[Film Review] Fox and His Friends (1975) 8.0/10

Elmira 2022-02-23 08:01:31

When adversity comes, it never rains but pours in Fassbinder's FOX AND HIS FRIEND, in which he plays a working-class lad Franz “Fox” Bieberkopf, uncouth, unsophisticated and batting for the other team. Fox hits the jackpot of 500,000 German marks in lottery with a keen prescience, his ship finally comes in, butlucre never bodes well in the hands of those who do not reap it squarely, after a chance meeting with a cultivated, handsome Eugen (Chatel), whose family is running a printing house which happens to be on the skids, they strike up a relationship, but spectators are fully conversant with Eugen's ulterior intention, it is the financial gain what he is spoiling for.

One genuine, relentless intrigue amid Fox's misfortune, with his lottery money being prosaically chiseled away as the sole provider in the relationship-the loan he offers to Eugen's family business (without poring over the contract), acquiring a fancy apartment to shack up and all its trappings (Karlheinz Böhm is a cryptic, suave antique dealer who introduces Fox to his cohorts of similar tastes), in time, whose ownership will be transferred under Eugen's name, a trip to Morocco to iron out quotidian squabbles (during which they futilely solicit a male sex worker, Fassbinder's ex-lover El Hedi ben Salem's last screen presence, ironically because the hotel they stay discreetly intends to keep the profit for itself), plus a posh automobile, is that we are all agog to see if and when Fox will see through the put-ons, and what will be his reaction.

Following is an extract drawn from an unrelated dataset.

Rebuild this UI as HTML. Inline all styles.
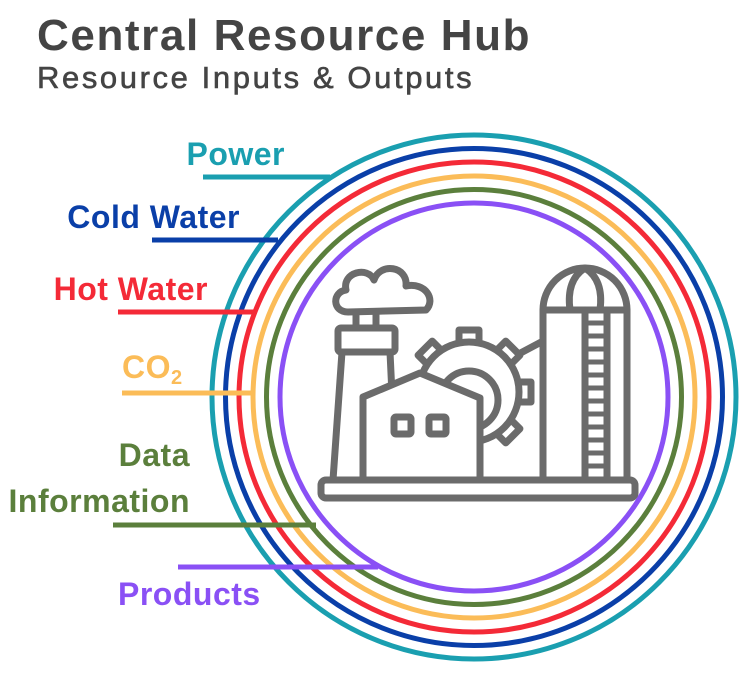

That expectancy is Fassbinder's cunning machination to engage his wide-eyed audience, who will only be convulsively taken aback in the harrowing coda because poetic justice is scarcely of Fassbinder's concern, meanwhile, the melodrama plays out with his typical spatial constraint, dexterously presented by DP Michael Ballhaus' observant camera, all emotional subtlety smolders within almost every assiduously arranged frame.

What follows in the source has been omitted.